It took 90 minutes to make a Fluent-Selenium test of Jimmy John’s online booking app that is written in AngularJS. Here is the commit for that.
And here is the video of it running (22 seconds):
AngularJS and Fluent Selenium
There’s no use of
within(..) for the tests at all. The Etsy.com and Hipmunk.com tests in that suite use
within(..) quite a lot, and there was some trial and error to get that right. With this one for Jimmy John’s AngularJS app, we’re using a hook into Angular that basically blocks until the AngularJS is no longer doing things. This feels much more first-class.
I’ve cribbed code from Protractor (Angular’s new testing framework), which uses WebDriver (Selenium 2.0) to push through some glass-ceilings versus Karma (their previous test framework). You can see that in the diff: the static
There are more WebDriver-enabled locators that Protractor has in its codebase, and I’m going to go through them, too, and see if there’s a benefit to having them duplicated for Fluent-Selenium usage, versus the locators we have now.
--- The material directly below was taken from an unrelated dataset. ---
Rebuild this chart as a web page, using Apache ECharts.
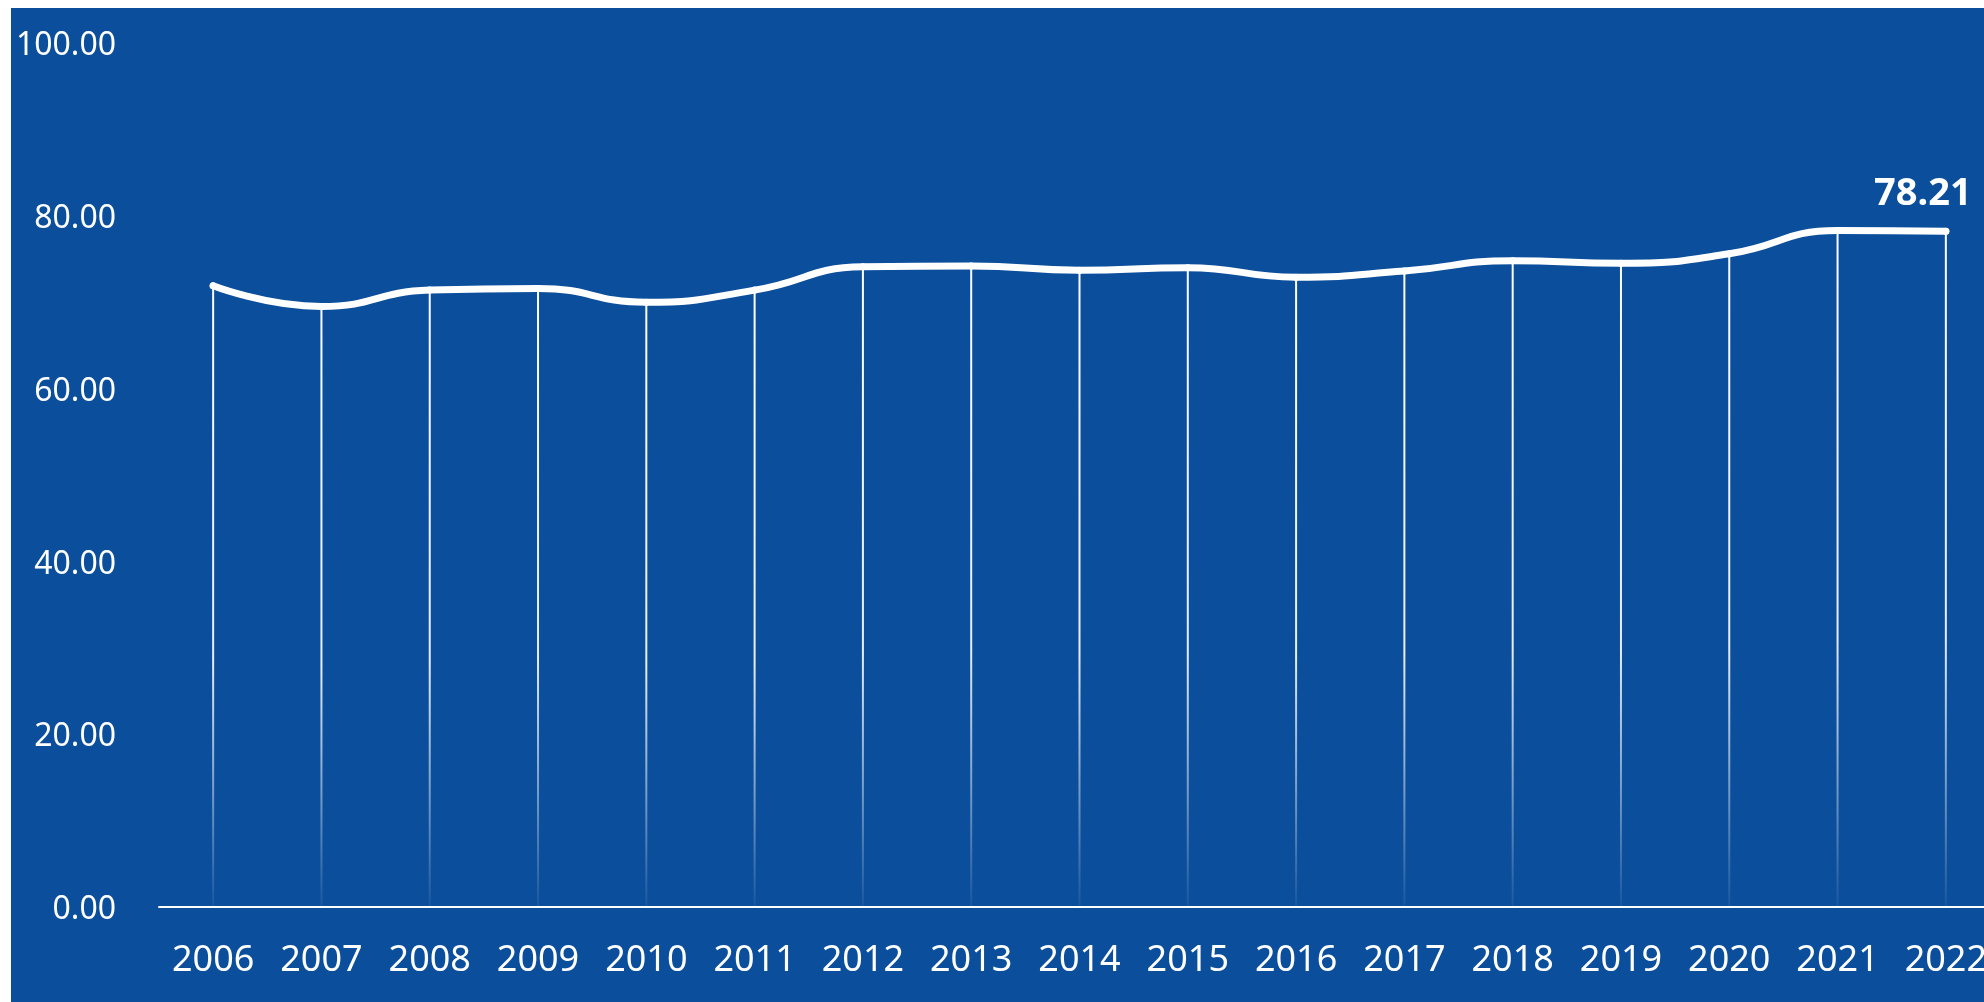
<!DOCTYPE html>
<html>
<head>
<meta charset="utf-8">
<script src="https://cdn.jsdelivr.net/npm/echarts@6/dist/echarts.min.js"></script>
<style>
  html, body { margin: 0; padding: 0; background: #fff; overflow: hidden; width: 1984px; height: 1002px; }
  #chart { position: absolute; left: 11px; top: 8px; width: 1973px; height: 994px; }
</style>
</head>
<body>
<div id="chart"></div>
<script>
const years = ['2006', '2007', '2008', '2009', '2010', '2011', '2012', '2013', '2014', '2015', '2016', '2017', '2018', '2019', '2020', '2021', '2022']
const values = [71.9, 69.5, 71.4, 71.6, 70.0, 71.4, 74.1, 74.2, 73.7, 74.0, 72.9, 73.6, 74.8, 74.5, 75.6, 78.3, 78.21]

const chart = echarts.init(document.getElementById('chart'))

// only the last point gets its value written above it
const lineData = values.map((v, i) => i === values.length - 1
  ? {
      value: v,
      label: {
        show: true,
        position: 'top',
        offset: [-23, -10],
        color: '#fff',
        fontSize: 38,
        fontWeight: 'bold',
        fontFamily: 'Noto Sans',
        formatter: '{c}',
      },
    }
  : v)

const option = {
  backgroundColor: '#0b4e9b',
  animation: false,
  grid: {
    left: 148,
    top: 35,
    width: 1841,
    height: 864,
    outerBoundsMode: 'none',
    containLabel: false,
  },
  xAxis: {
    type: 'category',
    data: years,
    boundaryGap: true,
    axisLine: { lineStyle: { color: '#fff', width: 2 } },
    axisTick: { show: false },
    axisLabel: {
      color: '#fff',
      fontSize: 36,
      fontFamily: 'Noto Sans',
      margin: 36,
      interval: 0,
    },
    splitLine: { show: false },
  },
  yAxis: {
    type: 'value',
    min: 0,
    max: 100,
    interval: 20,
    axisLine: { show: false },
    axisTick: { show: false },
    splitLine: { show: false },
    axisLabel: {
      color: '#fff',
      fontSize: 32,
      fontFamily: 'Noto Sans',
      margin: 43,
      verticalAlign: 'top',
      lineHeight: 6,
      formatter: v => v.toFixed(2),
    },
  },
  series: [
    {
      type: 'bar',
      data: values,
      barWidth: 2,
      z: 1,
      itemStyle: {
        color: new echarts.graphic.LinearGradient(0, 0, 0, 1, [
          { offset: 0, color: 'rgba(255,255,255,1)' },
          { offset: 0.6, color: 'rgba(255,255,255,0.9)' },
          { offset: 1, color: 'rgba(255,255,255,0.05)' },
        ]),
      },
    },
    {
      type: 'line',
      data: lineData,
      smooth: true,
      symbol: 'circle',
      symbolSize: 7,
      showSymbol: true,
      z: 3,
      itemStyle: { color: '#fff' },
      lineStyle: { color: '#fff', width: 7, cap: 'round' },
    },
  ],
}

chart.setOption(option)
</script>
</body>
</html>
Karma is the renamed Testacular framework. Before that, the Angular co-creator, Misko, pioneered JSTestDriver in about 2009. I remember the first first version of Selenium that Jason Huggins showed me in 2004. It used a similar iframe approach to testing applications (but with a rudimentary HTML test grammar). My contribution was the start of Selenium-RC and Comet-style steerage from other languages, but that’s a little off topic. Selenium 1.0 was scarred by the inability to actually listen on a socket for instructions from the driving code/process. Many years passed with only small improvements to counter the limits born from that. When WebDriver (and Simon Stewart) performed a welcome reverse takeover of the Selenium project, that glass ceilings was conclusively punched through. Sure, the codebase became an order more complex, but it was worth it. I think with the rise of Protractor, Angular’s testing capability has lifted too, and for many of the same reasons.